Fast Company says best start-up spaces are in Detroit; features DPop

Posted on April 3, 2014

DETROIT, MI – Detroit’s start-up community may find this headline in Fast Company flattering: “Some of the most amazing startup spaces in America are in Detroit.”

Though the title alludes to several spaces, the focus here is on DPop, which is actually an interior design studio that spun off from Dan Gilbert’s Quicken Loans.

The New York-based business, technology and design magazine tips its hat to Melissa Price, who was designing Quicken Loans’ offices until the spin-off.

From Fast Company:

“Together with Andrew Lemanek, another DPop designer, (Melissa) Price has made her mark across downtown Detroit, with highly stylized office spaces that are part startup-chic, part classic Motown.”

Also featured is DPop’s home base. DPop and its some 60 employees are in a 130-year-old vault beneath the Chrysler House in downtown Detroit.

Gilbert’s real estate firm counts the Chrysler House – formerly the Dime Building – among the more than 40 buildings it owns in the city’s core, having acquired it for $15 million in 2011.

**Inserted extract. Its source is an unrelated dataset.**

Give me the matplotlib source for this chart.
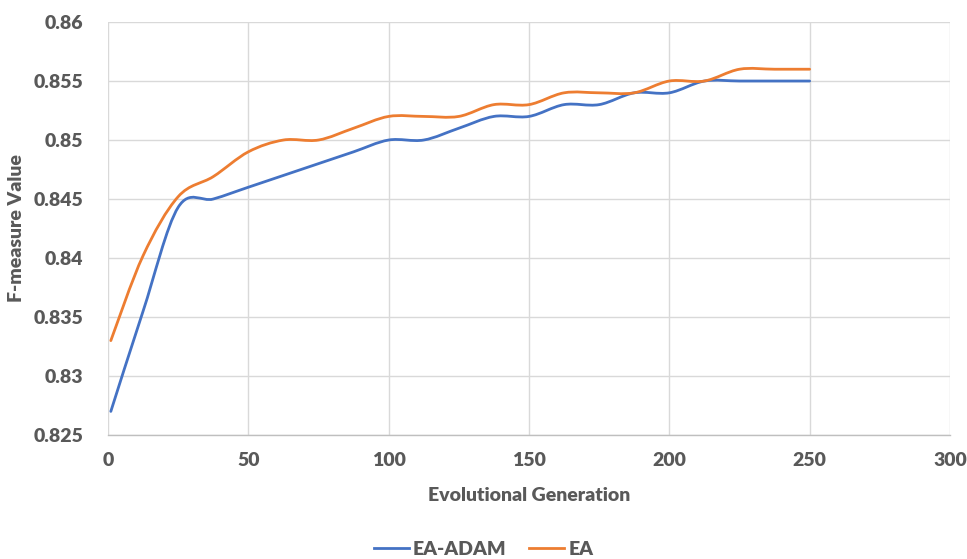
import matplotlib
matplotlib.use("Agg")
import matplotlib.pyplot as plt
from matplotlib.path import Path
from matplotlib.patches import PathPatch
from matplotlib.lines import Line2D
from matplotlib.ticker import FuncFormatter, MultipleLocator
import numpy as np

# dados
generations = [1, 12.5, 25, 37.5, 50, 62.5, 75, 87.5, 100, 112.5, 125, 137.5,
               150, 162.5, 175, 187.5, 200, 212.5, 225, 237.5, 250]
ea_adam = [0.827, 0.8355, 0.8443, 0.845, 0.846, 0.847, 0.848, 0.849, 0.850, 0.850,
           0.851, 0.852, 0.852, 0.853, 0.853, 0.854, 0.854, 0.855, 0.855, 0.855, 0.855]
ea = [0.833, 0.8402, 0.8452, 0.8469, 0.849, 0.850, 0.850, 0.851, 0.852, 0.852,
      0.852, 0.853, 0.853, 0.854, 0.854, 0.854, 0.855, 0.855, 0.856, 0.856, 0.856]
series_names = ["EA-ADAM", "EA"]
series_colors = ["#4472C4", "#ED7D31"]

TEXT = "#595959"
FONT = "Lato"


def smooth_path(xs, ys):
    # curva tipo "linha suavizada" do Excel (Bezier cúbica, Catmull-Rom)
    pts = np.column_stack([xs, ys])
    verts = [pts[0]]
    codes = [Path.MOVETO]
    n = len(pts)
    for i in range(n - 1):
        p0 = pts[i - 1] if i > 0 else pts[i]
        p1 = pts[i]
        p2 = pts[i + 1]
        p3 = pts[i + 2] if i + 2 < n else pts[i + 1]
        c1 = p1 + (p2 - p0) / 6.0
        c2 = p2 - (p3 - p1) / 6.0
        verts += [c1, c2, p2]
        codes += [Path.CURVE4] * 3
    return Path(verts, codes)


fig = plt.figure(figsize=(9.67, 5.59), dpi=100)
ax = fig.add_axes([0.1117, 0.2218, 0.8707, 0.7388])

for name, vals, color in zip(series_names, [ea_adam, ea], series_colors):
    patch = PathPatch(smooth_path(generations, vals), facecolor="none",
                      edgecolor=color, linewidth=2.0, capstyle="round")
    ax.add_patch(patch)

ax.set_xlim(0, 300)
ax.set_ylim(0.825, 0.86)
ax.xaxis.set_major_locator(MultipleLocator(50))
ax.yaxis.set_major_locator(MultipleLocator(0.005))
ax.yaxis.set_major_formatter(FuncFormatter(lambda v, p: f"{v:.3f}".rstrip("0")))

ax.grid(True, color="#D9D9D9", linewidth=1.0)
ax.set_axisbelow(True)
for side in ["top", "right", "left"]:
    ax.spines[side].set_visible(False)
ax.spines["bottom"].set_color("#BFBFBF")
ax.spines["bottom"].set_linewidth(1.0)
ax.tick_params(length=0, pad=12, labelcolor=TEXT, labelsize=14)
for lab in ax.get_xticklabels() + ax.get_yticklabels():
    lab.set_fontfamily(FONT)
    lab.set_fontweight("heavy")
ax.tick_params(axis="y", pad=18)

ax.set_xlabel("Evolutional Generation", fontsize=14, fontweight="heavy",
              color=TEXT, family=FONT, labelpad=13)
ax.set_ylabel("F-measure Value", fontsize=14, fontweight="heavy",
              color=TEXT, family=FONT, labelpad=6)

handles = [Line2D([], [], color=c, linewidth=2) for c in series_colors]
fig.legend(handles, series_names, loc="lower center", bbox_to_anchor=(0.5, -0.03),
           ncol=2, frameon=False, handlelength=1.8, handletextpad=0.2,
           columnspacing=1.2, prop={"family": FONT, "weight": "heavy", "size": 14},
           labelcolor=TEXT)

fig.savefig("out.png", dpi=100)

Lemanek, one of DPop’s team leaders, told MLive before the Detroit Design Festival last fall that the basement of the 23-floor Chrysler House had been more or less neglected since the early 1980s.

“Then it became a repository for crap that building management wasn’t sure what to do with,” he said. Quicken Loans had begun building out the space, but it wasn’t until a few months ago that it decided to house DPop there, Lemanek said.

“We sifted through a lot of garbage, found a lot of really cool things that we put into the design,” he said.